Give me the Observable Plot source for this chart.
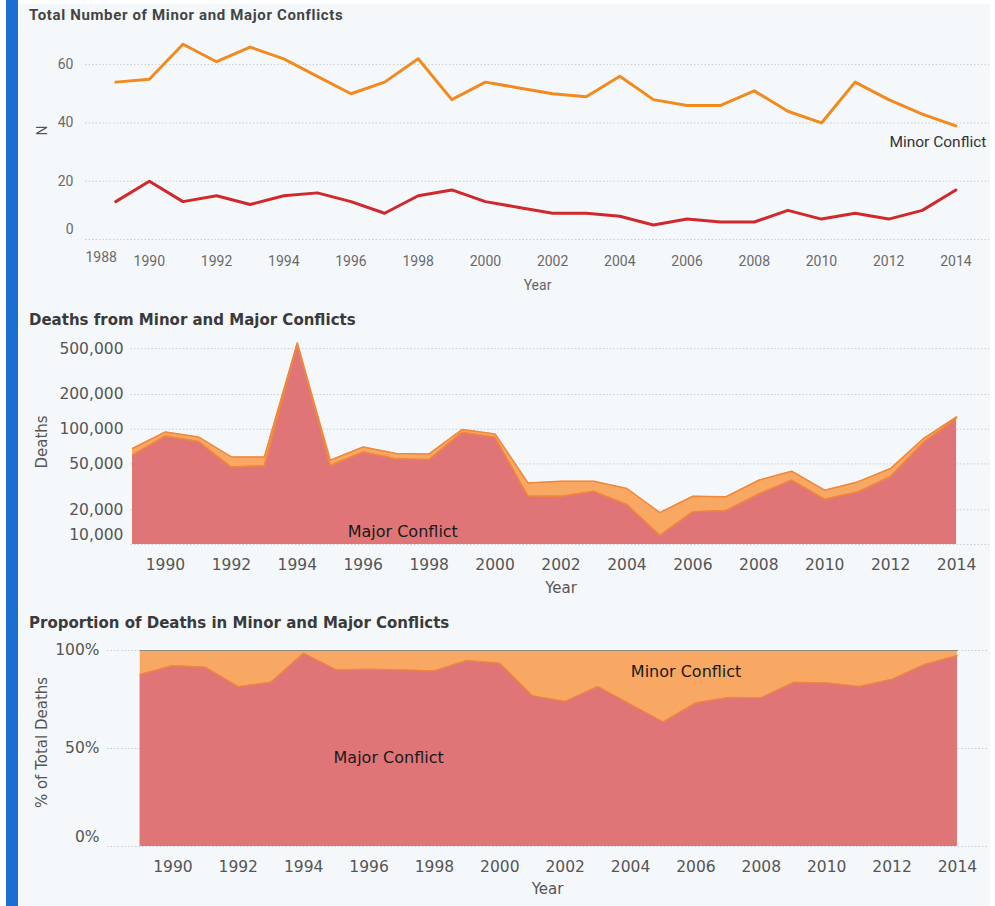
<!DOCTYPE html>
<html>
<head>
<meta charset="utf-8">
<script src="https://cdn.jsdelivr.net/npm/d3@7"></script>
<script src="https://cdn.jsdelivr.net/npm/@observablehq/plot@0.6"></script>
<style>
  html, body { margin: 0; padding: 0; background: #ffffff; }
  #page { position: relative; width: 995px; height: 906px; overflow: hidden; }
  #panel { position: absolute; left: 18px; top: 4px; width: 972px; height: 902px; background: #f5f8fb; }
  #bar { position: absolute; left: 6px; top: 0; width: 12px; height: 906px; background: #1b6fd3; }
  .title { position: absolute; left: 29px; font-weight: 700; white-space: nowrap; }
  #t1 { top: 6px; font-family: Roboto, sans-serif; font-size: 15px; letter-spacing: 0.65px; color: #444; }
  #t2 { top: 311px; font-family: "DejaVu Sans", sans-serif; font-size: 15px; color: #3a3a3a; }
  #t3 { top: 614px; font-family: "DejaVu Sans", sans-serif; font-size: 15px; color: #3a3a3a; }
  .chart { position: absolute; left: 0; }
  #c1 { top: 30px; }
  #c2 { top: 330px; }
  #c3 { top: 635px; }
</style>
</head>
<body>
<div id="page">
  <div id="panel"></div>
  <div id="bar"></div>
  <div class="title" id="t1">Total Number of Minor and Major Conflicts</div>
  <div class="title" id="t2">Deaths from Minor and Major Conflicts</div>
  <div class="title" id="t3">Proportion of Deaths in Minor and Major Conflicts</div>
  <div class="chart" id="c1"></div>
  <div class="chart" id="c2"></div>
  <div class="chart" id="c3"></div>
</div>
<script>
// ---- data ----
const years = [1989, 1990, 1991, 1992, 1993, 1994, 1995, 1996, 1997, 1998, 1999, 2000, 2001,
               2002, 2003, 2004, 2005, 2006, 2007, 2008, 2009, 2010, 2011, 2012, 2013, 2014];
const minorCount = [54, 55, 67, 61, 66, 62, 56, 50, 54, 62, 48, 54, 52,
                    50, 49, 56, 48, 46, 46, 51, 44, 40, 54, 48, 43, 39];
const majorCount = [13, 20, 13, 15, 12, 15, 16, 13, 9, 15, 17, 13, 11,
                    9, 9, 8, 5, 7, 6, 6, 10, 7, 9, 7, 10, 17];
const majorDeaths = [59700, 87500, 78400, 46900, 48200, 552000, 48500, 63500, 55400, 54700, 94300, 85100, 26300,
                     26200, 28900, 22200, 12000, 19200, 19700, 27400, 36200, 24700, 28500, 38900, 77100, 124700];
const minorDeaths = [8300, 7300, 7300, 10600, 9300, 8000, 5300, 6700, 6100, 6300, 5100, 5900, 7900,
                     9200, 6500, 8400, 6900, 7000, 6200, 8700, 7000, 4900, 6400, 6700, 5900, 3300];
const countTicks = [0, 20, 40, 60];
const topYearTicks = [1988, 1990, 1992, 1994, 1996, 1998, 2000, 2002, 2004, 2006, 2008, 2010, 2012, 2014];
const yearTicks = [1990, 1992, 1994, 1996, 1998, 2000, 2002, 2004, 2006, 2008, 2010, 2012, 2014];
const deathTicks = [10000, 20000, 50000, 100000, 200000, 500000];
const shareTicks = [0, 0.5, 1];
const seriesNames = ["Minor Conflict", "Major Conflict"];
// annotation anchors (data space)
const deathsLabel = {year: 1997.2, value: 12800};
const shareLabels = [{name: "Minor Conflict", year: 2005.7, share: 0.89}, {name: "Major Conflict", year: 1996.6, share: 0.45}];

const rows = years.map((y, i) => ({
  year: y,
  minorN: minorCount[i],
  majorN: majorCount[i],
  major: majorDeaths[i],
  minor: minorDeaths[i],
  total: majorDeaths[i] + minorDeaths[i],
  share: majorDeaths[i] / (majorDeaths[i] + minorDeaths[i])
}));

const ORANGE_LINE = "#f28a1e";
const RED_LINE = "#d0282c";
const ORANGE_FILL = "#f8a862";
const RED_FILL = "#e07578";
const EDGE = "#f0873a";
const GRID = {stroke: "#c9ccd0", strokeDasharray: "1.5,2", strokeOpacity: 1, strokeWidth: 1};
const SANS = "'DejaVu Sans', sans-serif";
const FS = 15.5;

// ---- chart 1: counts ----
const x1Domain = [1988.1, 2015];
const c1 = Plot.plot({
  width: 995, height: 270,
  marginTop: 5, marginBottom: 61, marginLeft: 85, marginRight: 6,
  style: {background: "transparent", fontFamily: "Roboto, sans-serif", fontSize: "14px", color: "#6a6a6a", overflow: "visible"},
  x: {domain: x1Domain},
  y: {domain: [0, 70]},
  marks: [
    Plot.gridY(countTicks, GRID),
    Plot.axisY(countTicks.filter(d => d > 0), {tickSize: 0, tickPadding: 12, label: null}),
    Plot.axisY(countTicks.filter(d => d === 0), {tickSize: 0, tickPadding: 12, dy: -10, label: null}),
    Plot.axisX(topYearTicks.filter(d => d > x1Domain[0]), {tickSize: 0, tickPadding: 17, tickFormat: d => String(d), label: null}),
    Plot.text(topYearTicks.filter(d => d < x1Domain[0]), {x: () => x1Domain[0], frameAnchor: "bottom", dy: 22, textAnchor: "start", text: d => String(d), fill: "#6a6a6a", fontSize: 14}),
    Plot.text(["N"], {frameAnchor: "left", dx: -43, dy: -7, rotate: -90, textAnchor: "middle", fill: "#555", fontSize: 14}),
    Plot.text(["Year"], {frameAnchor: "bottom", dy: 50, fill: "#666", fontSize: 14}),
    Plot.line(rows, {x: "year", y: "majorN", stroke: RED_LINE, strokeWidth: 3}),
    Plot.line(rows, {x: "year", y: "minorN", stroke: ORANGE_LINE, strokeWidth: 3}),
    Plot.text(rows.slice(-1), {x: "year", y: "minorN", text: () => seriesNames[0], dx: -18, dy: 16, fill: "#333", fontSize: 15.5})
  ]
});
document.getElementById("c1").append(c1);

// ---- chart 2: deaths (log) ----
const yDeaths = [10000, 600000];
const fmtComma = d3.format(",");
const c2 = Plot.plot({
  width: 995, height: 270,
  marginTop: 9, marginBottom: 56, marginLeft: 132, marginRight: 6,
  style: {background: "transparent", fontFamily: SANS, fontSize: FS + "px", color: "#555", overflow: "visible"},
  x: {domain: [1989, 2015]},
  y: {type: "log", domain: yDeaths, axis: null},
  marks: [
    Plot.gridY(deathTicks, {...GRID, x1: 1988.95}),
    Plot.areaY(rows, {x: "year", y1: yDeaths[0], y2: "total", fill: ORANGE_FILL}),
    Plot.areaY(rows, {x: "year", y1: yDeaths[0], y2: "major", fill: RED_FILL}),
    Plot.line(rows, {x: "year", y: "major", stroke: EDGE, strokeWidth: 1.5}),
    Plot.line(rows, {x: "year", y: "total", stroke: EDGE, strokeWidth: 1.5}),
    Plot.text(deathTicks.filter(d => d > yDeaths[0]), {y: d => d, frameAnchor: "left", textAnchor: "end", dx: -9, text: d => fmtComma(d), fill: "#555", fontSize: FS}),
    Plot.text(deathTicks.filter(d => d === yDeaths[0]), {y: d => d, frameAnchor: "left", textAnchor: "end", dx: -9, dy: -9, text: d => fmtComma(d), fill: "#555", fontSize: FS}),
    Plot.axisX(yearTicks, {tickSize: 0, tickPadding: 14, tickFormat: d => String(d), label: null}),
    Plot.text(["Deaths"], {frameAnchor: "left", dx: -90, rotate: -90, textAnchor: "middle", fill: "#555", fontSize: 15}),
    Plot.text(["Year"], {frameAnchor: "bottom", dy: 48, fill: "#555", fontSize: 15}),
    Plot.text([deathsLabel], {x: "year", y: "value", text: () => seriesNames[1], fill: "#1a1a1a", fontSize: 16})
  ]
});
document.getElementById("c2").append(c2);

// ---- chart 3: proportions ----
const fmtPct = d3.format(".0%");
const c3 = Plot.plot({
  width: 995, height: 271,
  marginTop: 15, marginBottom: 60, marginLeft: 107, marginRight: 8,
  style: {background: "transparent", fontFamily: SANS, fontSize: FS + "px", color: "#555", overflow: "visible"},
  x: {domain: [1988, 2014.92]},
  y: {domain: [0, 1], axis: null},
  marks: [
    Plot.gridY(shareTicks, GRID),
    Plot.areaY(rows, {x: "year", y1: 0, y2: 1, fill: ORANGE_FILL}),
    Plot.areaY(rows, {x: "year", y1: 0, y2: "share", fill: RED_FILL}),
    Plot.line(rows, {x: "year", y: "share", stroke: EDGE, strokeWidth: 1.2}),
    Plot.line(rows, {x: "year", y: 1, stroke: "#8c8c80", strokeWidth: 1.2}),
    Plot.text(shareTicks.filter(d => d > 0), {y: d => d, frameAnchor: "left", textAnchor: "end", dx: -8, text: d => fmtPct(d), fill: "#555", fontSize: FS}),
    Plot.text(shareTicks.filter(d => d === 0), {y: d => d, frameAnchor: "left", textAnchor: "end", dx: -8, dy: -9, text: d => fmtPct(d), fill: "#555", fontSize: FS}),
    Plot.axisX(yearTicks, {tickSize: 0, tickPadding: 14, tickFormat: d => String(d), label: null}),
    Plot.text(["% of Total Deaths"], {frameAnchor: "left", dx: -65, dy: -6, rotate: -90, textAnchor: "middle", fill: "#555", fontSize: 15}),
    Plot.text(["Year"], {frameAnchor: "bottom", dy: 47, fill: "#555", fontSize: 15}),
    Plot.text(shareLabels, {x: "year", y: "share", text: "name", fill: "#1a1a1a", fontSize: 16})
  ]
});
document.getElementById("c3").append(c3);
</script>
</body>
</html>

[GIVEN EXERCISE]
Select every line in the material above where the string "chart" occurs, and copy it.

[COMPLETE ANSWER]
Give me the Observable Plot source for this chart.
  .chart { position: absolute; left: 0; }
  <div class="chart" id="c1"></div>
  <div class="chart" id="c2"></div>
  <div class="chart" id="c3"></div>
// ---- chart 1: counts ----
// ---- chart 2: deaths (log) ----
// ---- chart 3: proportions ----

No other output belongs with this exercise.